O’Shea said waste rock from the mine “doesn't produce acid, so it's literally incapable of leaching any metals into the groundwater” or, presumably, into the lake.
"Our environmental qualms with the mine are largely unrelated to acid mine drainage (AMD)," said Grotwohl of Protect the Porkies.
"With or without AMD, rolling out the power grid will open the floodgates for more industry in this area forever; the habitat destruction and habitat fragmentation right in the middle of the North Country Trail, the Porkies, Lake Superior, and the Black River will reduce the ecological vitality in all surrounding areas," Grotewohl said.
"Noise, light, water and air contamination, subterranean blasting, and industrial traffic will further reduce the ecological vitality of these areas," Grotewohl said.

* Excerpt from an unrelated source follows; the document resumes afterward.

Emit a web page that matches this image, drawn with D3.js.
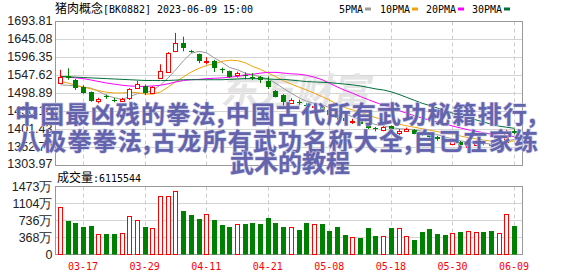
<!DOCTYPE html>
<html><head><meta charset="utf-8">
<script src="https://cdn.jsdelivr.net/npm/d3@7"></script>
<style>
html,body{margin:0;padding:0;background:#fff;}
svg{display:block;}
</style></head>
<body>
<svg id="c" width="578" height="276"></svg>
<script>
// ---------------- DATA ----------------
const dates = ["03-14","03-15","03-16","03-17","03-20","03-21","03-22","03-23","03-24","03-27","03-28","03-29","03-30","03-31",
"04-03","04-04","04-06","04-07","04-10","04-11","04-12","04-13","04-14","04-17","04-18","04-19","04-20","04-21","04-24","04-25","04-26","04-27","04-28",
"05-04","05-05","05-08","05-09","05-10","05-11","05-12","05-15","05-16","05-17","05-18","05-19","05-22","05-23","05-24","05-25","05-26","05-29","05-30","05-31",
"06-01","06-02","06-05","06-06","06-07","06-08","06-09"];
const opens  = [1528,1545,1535,1517,1502,1478,1491,1482,1478,1487,1514,1519,1499,1540,1558,1613,1636,1614,1606,1585,
                1586,1564,1560,1548,1550,1544,1544,1533,1506,1495,1474,1476,1467,1464,1463,1453,1440,1432,1420,1425,
                1416,1405,1400,1410,1392,1398,1400,1390,1386,1381,1376,1362,1368,1354,1360,1366,1362,1358,1368,1396];
const highs  = [1563,1567,1538,1521,1504,1487,1496,1487,1487,1513,1533,1523,1518,1578,1611,1663,1653,1617,1607,1597,
                1590,1569,1561,1558,1556,1554,1546,1545,1508,1497,1486,1482,1472,1472,1465,1455,1444,1436,1430,1428,
                1418,1408,1410,1412,1402,1406,1402,1394,1389,1384,1378,1374,1370,1366,1372,1370,1365,1370,1400,1402];
const lows   = [1525,1536,1508,1498,1476,1472,1484,1475,1476,1481,1511,1495,1497,1538,1556,1611,1613,1609,1581,1578,
                1557,1554,1541,1542,1537,1535,1527,1511,1488,1458,1470,1468,1455,1456,1450,1437,1428,1420,1416,1412,
                1402,1396,1396,1398,1386,1394,1388,1383,1376,1370,1365,1358,1355,1340,1356,1358,1352,1355,1366,1388];
const closes = [1543,1540,1513,1501,1479,1485,1489,1480,1484,1511,1524,1499,1515,1560,1608,1636,1622,1612,1586,1587,
                1568,1562,1544,1553,1545,1543,1536,1515,1490,1475,1481,1474,1465,1466,1454,1440,1432,1424,1425,1415,
                1405,1401,1408,1402,1398,1402,1390,1386,1380,1376,1368,1370,1358,1362,1368,1362,1356,1366,1396,1391];
// volume in 万 (10k)
const volumes = [1018,724,681,595,617,437,444,444,459,825,746,595,566,1276,1276,1369,946,853,767,868,
                 746,638,595,652,660,681,660,789,681,595,595,531,681,652,660,509,595,423,373,358,
                 574,401,394,574,574,394,315,488,552,444,423,459,488,502,480,488,509,459,868,611.55];
const ma5  = [1522,1521,1519,1516,1513,1504,1493,1487,1483,1490,1498,1500,1507,1522,1541,1564,1588,1608,1613,1609,
              1595,1583,1569,1563,1554,1549,1544,1538,1526,1512,1499,1487,1477,1472,1468,1460,1451,1443,1435,1427,
              1420,1414,1411,1406,1403,1402,1400,1396,1391,1387,1380,1376,1370,1367,1365,1364,1361,1363,1370,1374];
const ma10 = [1531,1527,1521,1516,1511,1506,1502,1500,1500,1502,1501,1497,1497,1503,1516,1531,1544,1557,1567,1575,
              1579,1586,1589,1588,1582,1572,1564,1554,1544,1533,1524,1516,1508,1499,1490,1480,1469,1460,1454,1448,
              1440,1433,1427,1421,1415,1411,1407,1403,1399,1395,1391,1388,1383,1379,1376,1372,1369,1367,1368,1370];
const ma20 = [1545,1543,1541,1539,1535,1531,1527,1524,1521,1519,1518,1518,1519,1521,1525,1530,1534,1536,1537,1539,
              1540,1541,1543,1545,1549,1551,1554,1556,1556,1554,1552,1551,1548,1543,1536,1526,1516,1507,1499,1490,
              1482,1474,1467,1460,1452,1445,1438,1432,1426,1421,1416,1410,1405,1400,1396,1392,1388,1385,1383,1382];
const ma30 = [1545,1544,1543,1542,1541,1540,1539,1538,1537,1536,1535,1534,1534,1534,1534,1535,1536,1536,1536,1536,
              1536,1536,1537,1538,1539,1539,1539,1538,1537,1537,1535,1533,1531,1530,1529,1528,1526,1524,1522,1519,
              1515,1511,1508,1503,1496,1488,1480,1472,1466,1459,1452,1445,1439,1433,1427,1421,1415,1410,1407,1404];
const priceTicks = [1693.81,1645.08,1596.35,1547.62,1498.89,1450.16,1401.43,1352.70,1303.97];
const volTicks = [0,368,736,1104,1473];
const dateTicks = ["03-17","03-29","04-11","04-21","05-08","05-18","05-30","06-09"];
const titleCjk = "猪肉概念";
const titleRest = "[BK0882] 2023-06-09 15:00";
const volLabelCjk = "成交量";
const volLabelRest = ":6115544";
const legendNames = ["5PMA","10PMA","20PMA","30PMA"];
const legendColors = ["#9a9a9a","#f0a30a","#ff00ff","#006f3a"];
const overlayLines = ["中国最凶残的拳法,中国古代所有武功秘籍排行,","八极拳拳法,古龙所有武功名称大全,自已在家练","武术的教程"];
const watermark = "东方财富";

// ---------------- LAYOUT ----------------
const svg = d3.select("#c");
const L = 55.5, R = 522.5;
const MT = 21.5, MB = 165.5;
const VT = 186.5, VB = 254.5;
const RED = "#ff0000", GREEN = "#008000";
const MONO = "'DejaVu Sans Mono', monospace";
const CJK = "'Noto Sans CJK SC', sans-serif";
const SANS = "'Liberation Sans', Arial, sans-serif";

const x = d3.scalePoint().domain(dates).range([56.65, 518.35]).padding(0.5);
const y = d3.scaleLinear().domain([1303.97, 1693.81]).range([165.2, 21.6]);
const yv = d3.scaleLinear().domain([0, 1473]).range([254.2, 186.5]);
const crisp = v => Math.floor(v) + 0.5;

// clip
const defs = svg.append("defs");
defs.append("clipPath").attr("id","mainClip").append("rect")
  .attr("x", L).attr("y", MT).attr("width", R-L).attr("height", MB-MT);

// --------- grid ---------
const grid = svg.append("g");
grid.selectAll(".hg").data(priceTicks.slice(1, -1)).join("line")
  .attr("x1", L).attr("x2", R).attr("y1", d => crisp(y(d))).attr("y2", d => crisp(y(d)))
  .attr("stroke", "#d4d4d4").attr("stroke-width", 1);
grid.selectAll(".vhg").data(volTicks.slice(1, -1)).join("line")
  .attr("x1", L).attr("x2", R).attr("y1", d => crisp(yv(d))).attr("y2", d => crisp(yv(d)))
  .attr("stroke", "#d4d4d4").attr("stroke-width", 1);
[[MT, MB], [VT, VB]].forEach(([t, b]) => {
  grid.append("g").selectAll("line").data(dateTicks).join("line")
    .attr("x1", d => crisp(x(d))).attr("x2", d => crisp(x(d)))
    .attr("y1", t).attr("y2", b)
    .attr("stroke", "#cccccc").attr("stroke-dasharray", "4,3");
});

// watermark
svg.append("text").text(watermark)
  .attr("x", 222).attr("y", 104)
  .attr("font-family", CJK).attr("font-weight", 700).attr("font-size", 36)
  .attr("fill", "#e4e4e4").attr("transform", "skewX(-12) translate(20,0)")
  .attr("textLength", 150).attr("lengthAdjust", "spacingAndGlyphs");

// --------- frames ---------
svg.append("rect").attr("x", L).attr("y", MT).attr("width", R-L).attr("height", MB-MT)
  .attr("fill", "none").attr("stroke", "#999");
svg.append("rect").attr("x", L).attr("y", VT).attr("width", R-L).attr("height", VB-VT)
  .attr("fill", "none").attr("stroke", "#999");

// --------- MA lines ---------
const plot = svg.append("g").attr("clip-path", "url(#mainClip)");
const line = d3.line().x((d, i) => x(dates[i])).y(d => y(d));
[ma5, ma10, ma20, ma30].forEach((s, k) => {
  plot.append("path").datum(s).attr("d", line)
    .attr("fill", "none").attr("stroke", legendColors[k]).attr("stroke-width", 1);
});

// --------- candles ---------
const candles = plot.append("g");
dates.forEach((d, i) => {
  const o = opens[i], c = closes[i], h = highs[i], l = lows[i];
  const up = c >= o;
  const left = Math.round(x(d) - 2.5);
  const cxp = left + 2.5;
  const top = Math.round(y(Math.max(o, c)));
  const bot = Math.round(y(Math.min(o, c)));
  const hgt = Math.max(1, bot - top);
  if (up) {
    candles.append("line").attr("x1", cxp).attr("x2", cxp).attr("y1", y(h)).attr("y2", top)
      .attr("stroke", RED);
    candles.append("line").attr("x1", cxp).attr("x2", cxp).attr("y1", top + hgt).attr("y2", y(l))
      .attr("stroke", RED);
    candles.append("rect").attr("x", left + 0.5).attr("y", top + 0.5).attr("width", 4).attr("height", hgt)
      .attr("fill", "#fff").attr("stroke", RED);
  } else {
    candles.append("line").attr("x1", cxp).attr("x2", cxp).attr("y1", y(h)).attr("y2", y(l))
      .attr("stroke", GREEN);
    candles.append("rect").attr("x", left).attr("y", top).attr("width", 5).attr("height", hgt)
      .attr("fill", GREEN);
  }
});

// --------- volume bars ---------
const vb = svg.append("g");
dates.forEach((d, i) => {
  const up = closes[i] >= opens[i];
  const left = Math.round(x(d) - 2.5);
  const top = Math.round(yv(volumes[i]));
  if (up) {
    vb.append("rect").attr("x", left + 0.5).attr("y", top + 0.5).attr("width", 4).attr("height", 254 - top)
      .attr("fill", "#fff").attr("stroke", RED);
  } else {
    vb.append("rect").attr("x", left).attr("y", top).attr("width", 5).attr("height", 254.5 - top)
      .attr("fill", GREEN);
  }
});

// --------- axes ---------
const yAxis = svg.append("g").attr("transform", `translate(${L},0)`)
  .call(d3.axisLeft(y).tickValues(priceTicks).tickFormat(d3.format(".2f")).tickSize(0).tickPadding(3));
yAxis.select(".domain").remove();
yAxis.selectAll("text").attr("font-family", SANS).attr("font-size", 12.5).attr("fill", "#222").attr("dy", "0.3em")
  .attr("transform", "translate(0,-1)");

const vAxis = svg.append("g").attr("transform", `translate(${L},0)`)
  .call(d3.axisLeft(yv).tickValues(volTicks).tickFormat(d => d === 0 ? "0" : d + "万").tickSize(0).tickPadding(3));
vAxis.select(".domain").remove();
vAxis.selectAll("text").attr("font-family", SANS).attr("font-size", 12.5).attr("fill", "#222").attr("dy", "0.35em");

const xAxis = svg.append("g").attr("transform", `translate(0,${VB})`)
  .call(d3.axisBottom(x).tickValues(dateTicks).tickSize(0).tickPadding(0));
xAxis.select(".domain").remove();
xAxis.selectAll("text").attr("font-family", MONO).attr("font-size", 10).attr("fill", RED)
  .attr("dy", null).attr("y", 15).attr("dx", -1);

// --------- title / labels ---------
svg.append("text").text(titleCjk).attr("x", 55).attr("y", 12.5)
  .attr("font-family", CJK).attr("font-size", 12).attr("fill", "#000")
  .attr("textLength", 48).attr("lengthAdjust", "spacingAndGlyphs");
svg.append("text").text(titleRest).attr("x", 103).attr("y", 12.5)
  .attr("font-family", MONO).attr("font-size", 10.5).attr("fill", "#000")
  .attr("textLength", 150).attr("lengthAdjust", "spacingAndGlyphs");

const legendX = [339, 380, 426, 472];
legendNames.forEach((n, k) => {
  svg.append("text").text(n).attr("x", legendX[k]).attr("y", 12.5)
    .attr("font-family", MONO).attr("font-size", 10.5).attr("fill", "#000")
    .attr("textLength", n.length * 6).attr("lengthAdjust", "spacingAndGlyphs");
  svg.append("rect").attr("x", legendX[k] + n.length * 6 + 2).attr("y", 7.5).attr("width", 6).attr("height", 3)
    .attr("fill", legendColors[k]);
});

svg.append("text").text(volLabelCjk).attr("x", 57).attr("y", 182)
  .attr("font-family", CJK).attr("font-size", 12).attr("fill", "#000")
  .attr("textLength", 36).attr("lengthAdjust", "spacingAndGlyphs");
svg.append("text").text(volLabelRest).attr("x", 93).attr("y", 182)
  .attr("font-family", MONO).attr("font-size", 10.5).attr("fill", "#000")
  .attr("textLength", 48).attr("lengthAdjust", "spacingAndGlyphs");

// --------- overlay text ---------
const ov = svg.append("g").attr("font-family", CJK).attr("font-weight", 700).attr("font-size", 24)
  .attr("fill", "#6464ac").attr("stroke", "#c9c9e6").attr("stroke-width", 1.2).attr("paint-order", "stroke");
ov.append("text").text(overlayLines[0]).attr("x", 15).attr("y", 123)
  .attr("textLength", 521).attr("lengthAdjust", "spacing");
ov.append("text").text(overlayLines[1]).attr("x", 17).attr("y", 149.5)
  .attr("textLength", 521).attr("lengthAdjust", "spacing");
ov.append("text").text(overlayLines[2]).attr("x", 290).attr("y", 172)
  .attr("text-anchor", "middle");
</script>
</body></html>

O’Shea said the Copperwood mine is “designed from opening to closing aligned to all regulation” enacted by the state of Michigan in 2004.
The Nonferrous Metallic Mineral Mining statute was “voted in unanimously on a bipartisan basis of both the House and the Senate, and they were supported by key environmental groups,” O’Shea said. “So what that's telling you is that those environmental groups have signed off. They said, ‘If a mine is capable of getting through this stringent process, then indeed, it can be operated responsibly,’ and certainly we think that's the case for Copperwood.”
Highland Copper was given the opportunity to comment on this report.